Поцелуй Арлекина | страница 75
Признаюсь, его тон сбил меня с толку. Ни в его словах, ни в лице, очень выразительном, не было ни следа смеха либо чего-то такого, что допускало бы хоть улыбку с моей стороны. Я, впрочем, теперь не был склонен смеяться. О Южном континенте я когда-то читал – у Шамфора или Ларошфуко, – но, конечно, не думал о возможности столь грандиозной ошибки; а более всего было странно то, что мой знакомец в этом случае вовсе об ошибке и не помышлял. Он, впрочем, кончив рассказ, докурил папиросу – он курил папиросы очень крепкие, с картонным фильтром, – и тотчас ушел. Однако на протяжении дня, как и в последующую неделю, мы с ним виделись часто, по нескольку раз в день, так что я мог в полной мере оценить его качества как собеседника. Я придерживаюсь мнения, что беседа – большое искусство; он, бесспорно, владел им. Потому-то я с грустью узнал к концу недели, что он снова едет в Петербург: я уж привык выслушивать его монологи, а теперь думал о предстоящем одиночестве, тем более что изо дня в день в павильоне, как и во всем архиве, становилось ощутительно холодней.
Осень шла к концу. Я покинул Москву уже заснеженной и в самолете опять, по какой-то прихоти памяти, стал размышлять об одной из историй, рассказанных мне архивным географом: мне теперь казалось, что, слушая ее прежде, я недостаточно оценил ее. Между тем перелет оказался не вовсе удачен. Мы не пробыли в воздухе и часа, как самолет совершил вынужденную посадку в каком-то крошечном аэропорту: причину задержки, по русской традиции, пассажирам не объявили. Я был раздосадован этим, отчасти и потому, что давешняя простуда все же давала себя знать. Был вечер, когда нас снова рассадили по местам. С высоты закат еще был виден, но скоро смерк: мы держали курс на восток, где уже сгущалась ночная тьма. Рассказ географа с новой силой и настойчивостью стал приходить мне на ум. Но теперь я хоть видел в этом, помимо простуды, некую внешнюю причину.

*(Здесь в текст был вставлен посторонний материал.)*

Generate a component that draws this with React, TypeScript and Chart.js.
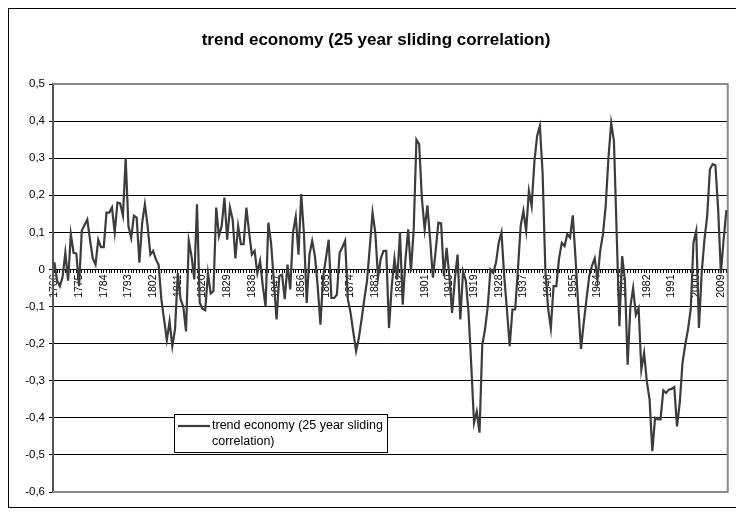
import React, { useEffect, useRef } from "react";
import { Chart, registerables } from "chart.js";

Chart.register(...registerables);

const TITLE = "trend economy (25 year sliding correlation)";
const SERIES_NAME = "trend economy (25 year sliding correlation)";
const LEGEND_LINES = ["trend economy (25 year sliding", "correlation)"];

const START_YEAR = 1766;
const LABEL_EVERY = 9;

// 25-year sliding correlation, one value per year from 1766 to 2011
const values: number[] = [
  // 1766-1775
  0.02, -0.03, -0.045, -0.02, 0.045, -0.03, 0.095, 0.045, 0.043, -0.045,
  // 1776-1785
  0.105, 0.12, 0.135, 0.08, 0.03, 0.013, 0.08, 0.06, 0.06, 0.153,
  // 1786-1795
  0.153, 0.167, 0.1, 0.18, 0.178, 0.145, 0.3, 0.117, 0.085, 0.145,
  // 1796-1805
  0.14, 0.018, 0.125, 0.176, 0.117, 0.04, 0.05, 0.027, 0.013, -0.08,
  // 1806-1815
  -0.135, -0.19, -0.14, -0.207, -0.16, -0.01, -0.08, -0.1, -0.167, 0.077,
  // 1816-1825
  0.036, -0.027, 0.176, -0.09, -0.106, -0.11, -0.01, -0.065, -0.058, 0.167,
  // 1826-1835
  0.09, 0.117, 0.194, 0.08, 0.167, 0.135, 0.03, 0.117, 0.068, 0.068,
  // 1836-1845
  0.167, 0.1, 0.04, 0.05, -0.01, 0.023, -0.045, -0.1, 0.126, 0.072,
  // 1846-1855
  -0.03, -0.135, -0.018, -0.014, -0.08, 0.013, -0.054, 0.1, 0.142, 0.04,
  // 1856-1865
  0.203, 0.095, -0.09, 0.04, 0.077, 0.036, -0.045, -0.149, -0.018, 0.03,
  // 1866-1875
  0.08, -0.077, -0.077, -0.068, 0.045, 0.06, 0.077, -0.08, -0.117, -0.17,
  // 1876-1885
  -0.22, -0.185, -0.135, -0.08, -0.03, 0.06, 0.153, 0.1, -0.022, 0.03,
  // 1886-1895
  0.05, 0.05, -0.158, -0.045, 0.03, -0.027, 0.1, -0.095, 0.027, 0.108,
  // 1896-1905
  -0.005, 0.108, 0.35, 0.338, 0.19, 0.108, 0.173, 0.08, -0.022, 0.05,
  // 1906-1915
  0.126, 0.124, -0.018, 0.058, -0.018, -0.117, -0.027, 0.04, -0.135, -0.005,
  // 1916-1925
  -0.03, -0.117, -0.26, -0.414, -0.383, -0.44, -0.203, -0.162, -0.1, 0,
  // 1926-1935
  -0.009, 0.018, 0.072, 0.1, -0.018, -0.108, -0.207, -0.108, -0.108, 0,
  // 1936-1945
  0.117, 0.158, 0.104, 0.212, 0.171, 0.29, 0.36, 0.387, 0.26, 0,
  // 1946-1955
  -0.104, -0.158, -0.045, -0.045, 0.03, 0.072, 0.063, 0.095, 0.086, 0.146,
  // 1956-1965
  0.03, -0.1, -0.214, -0.144, -0.08, -0.018, 0.01, 0.03, -0.027, 0.05,
  // 1966-1975
  0.095, 0.171, 0.3, 0.395, 0.347, 0.1, -0.153, 0.036, -0.027, -0.257,
  // 1976-1985
  -0.1, -0.05, -0.122, -0.104, -0.27, -0.225, -0.302, -0.351, -0.49, -0.4,
  // 1986-1995
  -0.404, -0.404, -0.326, -0.333, -0.324, -0.322, -0.317, -0.423, -0.36, -0.252,
  // 1996-2005
  -0.203, -0.162, -0.108, 0.072, 0.104, -0.158, -0.009, 0.08, 0.144, 0.27,
  // 2006-2011
  0.284, 0.281, 0.162, -0.01, 0.08, 0.16,
];

const years: string[] = values.map((_, i) => String(START_YEAR + i));

const Y_MIN = -0.6;
const Y_MAX = 0.5;
const Y_STEP = 0.1;

const FONT = "'Liberation Sans', Arial, sans-serif";
const LINE_COLOR = "#3c3c3c";

const decorPlugin = {
  id: "decor",
  beforeDatasetsDraw(chart: any) {
    const { ctx, chartArea } = chart;
    ctx.save();
    ctx.strokeStyle = "#8a8a8a";
    ctx.lineWidth = 2;
    ctx.beginPath();
    ctx.moveTo(chartArea.left, chartArea.top);
    ctx.lineTo(chartArea.right, chartArea.top);
    ctx.lineTo(chartArea.right, chartArea.bottom);
    ctx.lineTo(chartArea.left, chartArea.bottom);
    ctx.stroke();
    ctx.restore();
  },
  afterDraw(chart: any) {
    const { ctx, chartArea, width } = chart;
    ctx.save();
    // title
    ctx.fillStyle = "#000";
    ctx.font = `bold 17px ${FONT}`;
    ctx.textAlign = "center";
    ctx.textBaseline = "middle";
    ctx.fillText(TITLE, width / 2 + 1, 31);

    // legend box
    const lx = chartArea.left + 121;
    const ly = chartArea.top + 330;
    const lw = 213;
    const lh = 38;
    ctx.fillStyle = "#fff";
    ctx.fillRect(lx, ly, lw, lh);
    ctx.strokeStyle = "#000";
    ctx.lineWidth = 1;
    ctx.strokeRect(lx + 0.5, ly + 0.5, lw, lh);
    ctx.strokeStyle = LINE_COLOR;
    ctx.lineWidth = 2.2;
    ctx.beginPath();
    ctx.moveTo(lx + 4, ly + 12);
    ctx.lineTo(lx + 36, ly + 12);
    ctx.stroke();
    ctx.fillStyle = "#000";
    ctx.font = `12.5px ${FONT}`;
    ctx.textAlign = "left";
    ctx.textBaseline = "middle";
    ctx.fillText(LEGEND_LINES[0], lx + 38, ly + 12);
    ctx.fillText(LEGEND_LINES[1], lx + 38, ly + 28);
    ctx.restore();
  },
};

export default function App() {
  const ref = useRef<HTMLCanvasElement | null>(null);

  useEffect(() => {
    if (!ref.current) return;
    const chart = new Chart(ref.current, {
      type: "line",
      data: {
        labels: years,
        datasets: [
          {
            label: SERIES_NAME,
            data: values,
            borderColor: LINE_COLOR,
            backgroundColor: LINE_COLOR,
            borderWidth: 2.2,
            pointRadius: 0,
            tension: 0,
          },
        ],
      },
      options: {
        animation: false,
        responsive: false,
        events: [],
        layout: { padding: { top: 75, right: 10, bottom: 15, left: 0 } },
        plugins: {
          legend: { display: false },
          title: { display: false },
          tooltip: { enabled: false },
        },
        scales: {
          x: {
            type: "category",
            offset: true,
            position: { y: 0 } as any,
            grid: {
              drawOnChartArea: false,
              drawTicks: true,
              tickLength: 3,
              color: "#000",
              offset: false,
            },
            border: { display: true, color: "#000", width: 1 },
            ticks: {
              autoSkip: false,
              minRotation: 90,
              maxRotation: 90,
              padding: 2,
              color: "#000",
              font: { family: FONT, size: 10.5 },
              callback: (_v: any, i: number) => (i % LABEL_EVERY === 0 ? years[i] : ""),
            },
          },
          y: {
            min: Y_MIN,
            max: Y_MAX,
            afterFit: (s: any) => {
              s.width = 44;
            },
            grid: {
              color: "#000",
              lineWidth: 1,
              tickLength: 4,
            },
            border: { display: true, color: "#555", width: 2 },
            ticks: {
              stepSize: Y_STEP,
              padding: 4,
              color: "#000",
              font: { family: FONT, size: 11.5 },
              callback: (v: any) => {
                const r = Math.round(Number(v) * 10) / 10;
                return r === 0 ? "0" : r.toFixed(1).replace(".", ",");
              },
            },
          },
        },
      },
      plugins: [decorPlugin],
    });
    return () => chart.destroy();
  }, []);

  return (
    <div style={{ width: 732, height: 498, border: "1px solid #000", background: "#fff" }}>
      <canvas ref={ref} width={732} height={498} style={{ display: "block" }} />
    </div>
  );
}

Он, по его словам, в один из периодов своей жизни оказался на грани почти полного отчаяния и душевной пустоты (нищеты, как он выразился), вызванных несчастной любовью. В ней самой он, однако, не находил ничего особенного, напротив, она казалась ему очень обыкновенной, из тех, что случаются с многими. Необычайной была лишь его боль и одержимость одним строем мыслей, которых он не в силах был избегнуть. С наступлением ночи они терзали его почти физически, так что он не мог сидеть дома и уходил бродить по городу, который отлично знал. Мне всегда казалось, что именно эта из столиц совсем не пригодна для пеших прогулок. Он же не замечал расстояний, или, вернее, они оказывали на него особое, трудно поддающееся словам воздействие. Ему, например, чудилось, что он начинает терять себя; что, минуя улицу за улицей, он движется в стороне от своего тела, словно скользит по невидимой ледяной горе. Была зима, вдоль троттуаров тянулись грязные гряды снега, а местами и впрямь был лед. Но это, говорил он, было как будто внизу, даже ветер был тоже «внизу», тогда как вверху простирался, ветвясь, незримый ледяной туннель, и по нему-то он и скользил, теряя чувство времени и отчасти пространства: он после не мог бы сказать сам, где побывал за вечер. Временами он и вовсе «впадал в полное отупение» (так выразился он, говоря об этом): «Ум хоть и работал, но логическое течение мысли как бы обрывалось». Однако эти странные медитации, похожие на болезнь, были целебны для него. В них он забывал о своем несчастье, а потому предавался им истово, как иные вину. Так проводил он ночь за ночью, отсыпаясь днем и тем самым действительно обрекал себя на нищету: в ту пору он был студент, и плохо сданный экзамен лишал его его единственного дохода – стипендии. Но он вовсе не желал принимать это в расчет и уступать каким-либо видам на жизнь «спасительную» свою прогулку. Полагаю, именно в это время он приобрел привычку, мной замеченную, искать равновесие с помощью глаз.